Да и, попросту говоря, мною двигала обида, что четырнадцать лучших лет моей жизни, отданных «Современнику», почему-то должны были пойти псу под хвост.
Я отказался. Отказался и Женя Евстигнеев. Думаю, что на решение остальных артистов «Современника» не идти за Ефремовым во МХАТ повлияла наша с Евстигнеевым позиция. И надо было срочно что-то делать, действовать, предпринимать, чтобы «Современник» выжил.
Тогда я решил стать директором театра. Не сам себя предложил, а согласился на предложение. Если бы этого не было, вряд ли бы я решился самостоятельно принести себя на заклание. Для чего? Чтобы и самому себе, и Олегу Николаевичу доказать, что мы способны жить дальше и без него? Вопрос был не в том, что мы сможем жить лучше без Ефремова, а в том, как мы сможем сохранить театр. Что, собственно, и было сделано с большей или меньшей мерой художественной убедительности. Решение мое оказалось достаточно неожиданным: преуспевающий актер, не вылезающий из кино, один из ведущих актеров театра. А что такое директор? Это человек, который должен ублажать труппу…

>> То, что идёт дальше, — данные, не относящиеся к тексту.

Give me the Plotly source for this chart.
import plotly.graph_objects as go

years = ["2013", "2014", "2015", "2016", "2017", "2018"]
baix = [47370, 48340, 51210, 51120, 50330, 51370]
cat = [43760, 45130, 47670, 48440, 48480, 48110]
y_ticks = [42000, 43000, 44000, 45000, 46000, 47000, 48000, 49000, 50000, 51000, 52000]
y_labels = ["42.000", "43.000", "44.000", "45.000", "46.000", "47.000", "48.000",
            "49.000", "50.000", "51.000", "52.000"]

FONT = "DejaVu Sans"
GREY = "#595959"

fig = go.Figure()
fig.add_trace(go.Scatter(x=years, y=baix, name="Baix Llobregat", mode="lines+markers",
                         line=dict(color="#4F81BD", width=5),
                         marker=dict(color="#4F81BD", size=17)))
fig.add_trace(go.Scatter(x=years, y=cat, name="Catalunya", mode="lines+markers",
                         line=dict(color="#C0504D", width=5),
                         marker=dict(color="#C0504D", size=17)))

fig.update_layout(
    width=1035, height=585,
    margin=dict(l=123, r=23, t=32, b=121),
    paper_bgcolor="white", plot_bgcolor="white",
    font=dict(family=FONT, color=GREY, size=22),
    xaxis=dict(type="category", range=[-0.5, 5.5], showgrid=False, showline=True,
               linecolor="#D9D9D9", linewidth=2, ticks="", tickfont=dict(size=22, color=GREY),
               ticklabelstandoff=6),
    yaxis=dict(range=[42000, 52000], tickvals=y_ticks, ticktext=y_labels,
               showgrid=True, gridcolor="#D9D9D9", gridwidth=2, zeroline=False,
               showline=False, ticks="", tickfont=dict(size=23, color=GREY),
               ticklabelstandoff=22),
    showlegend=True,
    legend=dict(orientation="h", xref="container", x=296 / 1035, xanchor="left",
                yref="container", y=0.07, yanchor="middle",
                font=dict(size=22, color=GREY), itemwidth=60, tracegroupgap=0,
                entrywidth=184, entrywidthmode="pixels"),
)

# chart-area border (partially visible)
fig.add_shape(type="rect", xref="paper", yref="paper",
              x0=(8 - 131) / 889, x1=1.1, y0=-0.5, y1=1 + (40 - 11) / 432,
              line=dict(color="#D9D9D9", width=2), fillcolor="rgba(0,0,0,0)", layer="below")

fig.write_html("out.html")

Я был тогда таким «любимцем партии и народа». Как написал Гейдар Алиев, когда мы были на гастролях в Баку: «Я не знал, Олег Табаков, любимец партии, народа, что обаятелен таков, что помнить Вас мы будем годы». И зачитал это на роскошном приеме у первого секретаря компартии Азербайджана, который одной бровью давал сигнал, чтобы пел соловей Рашид Бейбутов, а когда какая-то народная артистка заартачилась, он поднял вторую бровь, и она заголосила…
Итак, директорство меня не пугало. Уже был привычный опыт общественной работы, которую я делал с первого дня жизни в театре.
Перед тем как утвердить мое назначение, меня пригласили в горком партии и начали со мной беседовать: вроде того, не наследую ли я театр. Я объяснил, что наследовать театр не могу, поскольку у меня практически нет режиссерских работ (к тому времени я поставил только «странный» спектакль «Белоснежка и семь гномов», да и то выпускал его Олег Николаевич), и что я решил стать директором «Современника», а не главным режиссером.
Информация о том, что Олег Николаевич Ефремов назначен художественным руководителем МХАТа, а Олег Павлович Табаков – директором московского драматического театра «Современник», была напечатана в газетах одновременно.
Серьезного отношения к моему назначению у моих коллег не было. «Лёлик – директор? Ну, во-первых, он мудак, что согласился. Он же один из первых артистов, а первых артистов надо холить, лелеять, соблазнять ролями, званиями поощрять, квартирами. А он взял и нахлобучил на себя эти обязанности. Зачем ему это нужно?» Другие восклицали: «Как это?! Один из нас в одночасье становится главным?» Для людей актерского цеха актер-директор – нечто весьма неприличное и странное.
И в то же время, если спокойно взглянуть на то же самое явление с точки зрения фактов, то надо сказать, что шесть с половиной лет моего директорства были для «Современника» не самой худшей порой. Ничего экстраординарного или сверхъестественного я не делал, просто был нормальным интеллигентным человеком, который согласился быть «ассенизатором и водовозом» в щекотливой ситуации. И, как мне кажется, успел сделать немало.
В самом начале моего директорства произошел конфликт с Ефремовым.
После его ухода функции главного режиссера исполняла художественная коллегия в составе: Евстигнеев, Табаков, Волчек, Кваша, Толмачева и Мягков. И вот однажды, придя на заседание нашей коллегии, мучительно решавшей некие проблемы, Олег Николаевич заявил: вы, дескать, тут рассуждаете, а Лёлик Табаков-то уже согласился сесть на мое место. То есть занять место главного режиссера или художественного руководителя. А это было неправдой. Я давал согласие занять место директора, что составляет существенную разницу, ибо в моем согласии стать директором заключались вера в сообразительность мозгов, в пробивную силу моего «кинолица» и то доверие, которое я вызывал у властей предержащих. Что называется, схватив Олега Николаевича за руку, я повлек его в горком партии, ибо на вопрос, откуда у него такая информация, он недвусмысленно сослался на конкретную организацию. Там ему, конечно, подтвердили, что я говорю правду, но, как догадываются мои читатели, заявление Ефремова, уже произнесенное вслух, оказалось мощным средством, подрывающим доверие моих товарищей. Они стали возмущаться: «Как, он еще и художественным руководителем хочет быть?!» На что, в сознании коллег, я никак не годился. Может, они и правы были в своих сомнениях насчет моих потенциальных возможностей. Но тогда я бы и сам не взялся художественно руководить театром, потому что меня не слишком устраивало положение дел в «Современнике». Было гораздо важнее доказать способность театра жить самостоятельно и полноценно.